High school art and science students came to the Freed-Hardeman University campus June 17-22 for the second annual QUEST (Question, Understand, Explore, Solve, Think). This year’s activities focused on “Myth versus Reality.”

Students choosing the science QUEST became “myth busters,” challenging popular myths by applying the scientific method. They participated in an outdoor survival day, built and manipulated robots, explored myths about health and the human body, and looked at myths related to chemistry.

Art students looked into truth and reality in art. They constructed mythological creatures that make noise from clay, explored alternative darkroom processes, experienced the magic of Polaroid photography, and exhibited their work in the art gallery.

The groups came together in the evenings for joint activities. Highlights of the week included the QUEST Olympics on Sunday; making mythological creatures out of recycled materials, Monday; learning about story telling from Chara Watson, an adjunct professor at Oklahoma Christian University and a graduate of East Tennessee State University’s graduate program in storytelling, Tuesday; and the BanQUEST and awards ceremony followed by cock roach racing and carnival games in the Commons, Thursday.

Algene Steele directed the art out of recycled materials project.

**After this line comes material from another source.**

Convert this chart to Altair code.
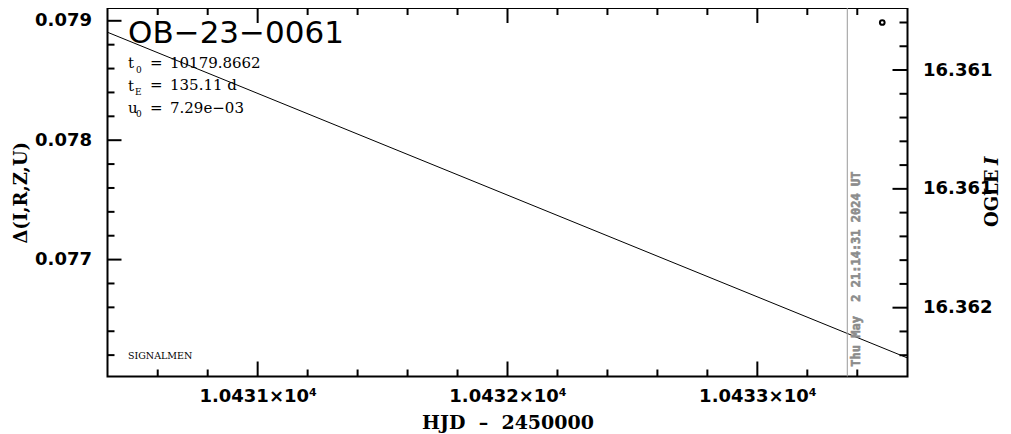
import altair as alt
import pandas as pd

# ---------------- data ----------------
hjd_model = [10430.399, 10433.601]
delta_model = [0.078904, 0.076176]

ogle_hjd = [10433.50]
ogle_mag = [16.3603]

now_hjd = [10433.36]
now_text = ["Thu May\u00a0 2 21:14:31 2024 UT"]

x_domain = [10430.399, 10433.601]
y_left_domain = [0.0760209, 0.0791072]
y_right_domain = [16.360239, 16.3617896]

x_major = [10431, 10432, 10433]
x_minor = [10430.6, 10430.8, 10431.2, 10431.4, 10431.6, 10431.8,
           10432.2, 10432.4, 10432.6, 10432.8, 10433.2, 10433.4]
yl_major = [0.077, 0.078, 0.079]
yl_minor = [0.0762, 0.0764, 0.0766, 0.0768, 0.0772, 0.0774, 0.0776, 0.0778,
            0.0782, 0.0784, 0.0786, 0.0788]
yr_major = [16.3605, 16.361, 16.3615]
yr_labels = ["16.361", "16.361", "16.362"]
yr_minor = [16.3603, 16.3604, 16.3606, 16.3607, 16.3608, 16.3609,
            16.3611, 16.3612, 16.3613, 16.3614, 16.3616, 16.3617]

event_name = "OB\u221223\u22120061"
t0_value = "10179.8662"
tE_value = "135.11 d"
u0_value = "7.29e\u221203"
credit = "SIGNALMEN"
x_title = "HJD\u00a0 \u2013\u00a0 2450000"
y_title = "\u0394(I,R,Z,U)"

# ---------------- chart ----------------
W, H = 800, 368.5
SANS = "DejaVu Sans"
SERIF = "DejaVu Serif"

xs = alt.Scale(domain=x_domain, nice=False, zero=False)
yls = alt.Scale(domain=y_left_domain, nice=False, zero=False)
yrs = alt.Scale(domain=y_right_domain, nice=False, zero=False, reverse=True)

df_line = pd.DataFrame({"hjd": hjd_model, "delta": delta_model})
line = alt.Chart(df_line).mark_line(color="black", strokeWidth=1).encode(
    x=alt.X("hjd:Q", scale=xs, axis=alt.Axis(
        values=x_major, ticks=False, domain=False, grid=False,
        labelExpr="format(datum.value/10000, '.4f') + '\u00d710\u2074'",
        labelPadding=10.5, title=x_title, titlePadding=8,
        titleFont=SERIF, titleFontSize=19, titleFontWeight="bold")),
    y=alt.Y("delta:Q", scale=yls, axis=alt.Axis(
        values=yl_major, format=".3f", ticks=False, domain=False, grid=False,
        labelPadding=16, title=y_title, titlePadding=4,
        titleFont=SERIF, titleFontSize=18, titleFontWeight="bold")),
)


def xticks(vals, length, top):
    return alt.Chart(pd.DataFrame({"x": vals})).mark_rule(color="black", strokeWidth=2).encode(
        x=alt.X("x:Q", scale=xs, axis=None),
        y=alt.value(0 if top else H),
        y2=alt.value(length if top else H - length),
    )


def ylticks(vals, length):
    return alt.Chart(pd.DataFrame({"y": vals})).mark_rule(color="black", strokeWidth=2).encode(
        y=alt.Y("y:Q", scale=yls, axis=None),
        x=alt.value(0), x2=alt.value(length),
    )


def yrticks(vals, length):
    return alt.Chart(pd.DataFrame({"y": vals})).mark_rule(color="black", strokeWidth=2).encode(
        y=alt.Y("y:Q", scale=yrs, axis=None),
        x=alt.value(W), x2=alt.value(W - length),
    )


def txt(s, x, y, size, font=SERIF, weight="normal", style="normal", color="black",
        angle=0, baseline="alphabetic"):
    return alt.Chart(pd.DataFrame({"s": [s]})).mark_text(
        align="left", baseline=baseline, font=font, fontSize=size, fontWeight=weight,
        fontStyle=style, color=color, angle=angle,
    ).encode(x=alt.value(x), y=alt.value(y), text="s:N")


df_now = pd.DataFrame({"hjd": now_hjd, "label": now_text})
now_rule = alt.Chart(df_now).mark_rule(color="#9a9a9a", strokeWidth=1).encode(
    x=alt.X("hjd:Q", scale=xs, axis=None))
now_label = alt.Chart(df_now).mark_text(
    align="left", baseline="middle", angle=270, dy=9, font="DejaVu Sans Mono",
    fontWeight="bold", fontSize=12, color="#8c8c8c", stroke="#8c8c8c", strokeWidth=0.6,
).encode(x=alt.X("hjd:Q", scale=xs, axis=None), y=alt.value(358.7), text="label:N")

annotations = [
    txt(event_name, 20.5, 35.3, 31, font=SANS),
    txt("t", 20.5, 60, 15), txt("0", 28.5, 64.7, 9), txt("=", 42.5, 59.5, 15), txt(t0_value, 62.5, 59.5, 15),
    txt("t", 20.5, 82.5, 15), txt("E", 27.5, 87, 9), txt("=", 42.5, 82, 15), txt(tE_value, 62.5, 82, 15),
    txt("u", 20.5, 104.7, 15), txt("0", 28.5, 108.7, 9), txt("=", 42.5, 104.7, 15), txt(u0_value, 62.5, 104.7, 15),
    txt(credit, 20.5, 351, 9.5),
    txt("OGLE", 885, 219, 18, weight="bold", angle=270, baseline="middle"),
    txt("I", 885, 157, 18, weight="bold", style="italic", angle=270, baseline="middle"),
]

left = alt.layer(
    line,
    xticks(x_major, 15, False), xticks(x_minor, 7, False),
    xticks(x_major, 15, True), xticks(x_minor, 7, True),
    ylticks(yl_major, 14), ylticks(yl_minor, 7),
    now_rule, now_label,
    *annotations,
).resolve_axis(x="independent", y="independent")

yr_expr = ("datum.value < %f ? '%s' : datum.value < %f ? '%s' : '%s'" % (
    (yr_major[0] + yr_major[1]) / 2, yr_labels[0],
    (yr_major[1] + yr_major[2]) / 2, yr_labels[1], yr_labels[2]))

df_ogle = pd.DataFrame({"hjd": ogle_hjd, "mag": ogle_mag})
ogle = alt.Chart(df_ogle).mark_point(filled=False, color="black", strokeWidth=2, size=22, opacity=1).encode(
    x=alt.X("hjd:Q", scale=xs, axis=None),
    y=alt.Y("mag:Q", scale=yrs, axis=alt.Axis(
        orient="right", values=yr_major, labelExpr=yr_expr, ticks=False, domain=False,
        grid=False, labelPadding=15, title=None)),
)

right = alt.layer(ogle, yrticks(yr_major, 15), yrticks(yr_minor, 8)).resolve_axis(
    x="independent", y="independent")

chart = alt.layer(left, right).resolve_scale(y="independent").resolve_axis(
    x="independent", y="independent").properties(
    width=W, height=H,
    autosize=alt.AutoSizeParams(type="none"),
    padding={"left": 99.5, "top": 0, "right": 95.5, "bottom": 57.5},
).configure_view(stroke="black", strokeWidth=2).configure_axis(
    labelFont=SANS, labelFontSize=18, labelFontWeight="bold", labelColor="black",
    titleColor="black",
)

chart.save("out.html", embed_options={"renderer": "svg", "actions": False})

He was pleased with students’ creativity and cooperation. “They were able to merge their groups' ideas into a single creature and then to make those creatures out of objects and materials that had no resemblance to their vision,” he said. “Pretty incredible when you think about the connections they made with what they wanted to create and what they had to create it with. Who knew that an old paintbrush could become a silvery unicorn's horn with the addition of string or that the housing of a computer monitor was the perfect shape for a dragon's head or that legs and bodies could be fashioned out of old tubing and chicken wire. They did a fantastic job of working together and creating uniques pieces of art that showed their personal flare and style.”

QUESTer Abby Tatum particularly enjoyed the small size of the camp, saying, “It made everything more personal with the teachers and the other kids. I loved being around kids who were my age and were interested in the same things as me.” In addition, she may have found a future college major and career. “I really enjoyed the turtle tagging with Dr. Butterfield,” she said. “In fact, he made it so interesting, I think I would like to do that when I grow up.”

Caleb Cook who returned to QUEST for his and its second year agrees with Tatum that the size of the camp leads to close knit relationships. He considers that a plus, but there’s something better. “The most appealing part of QUEST,” he said, “is getting one-on-one time with college professors in your field of interest.”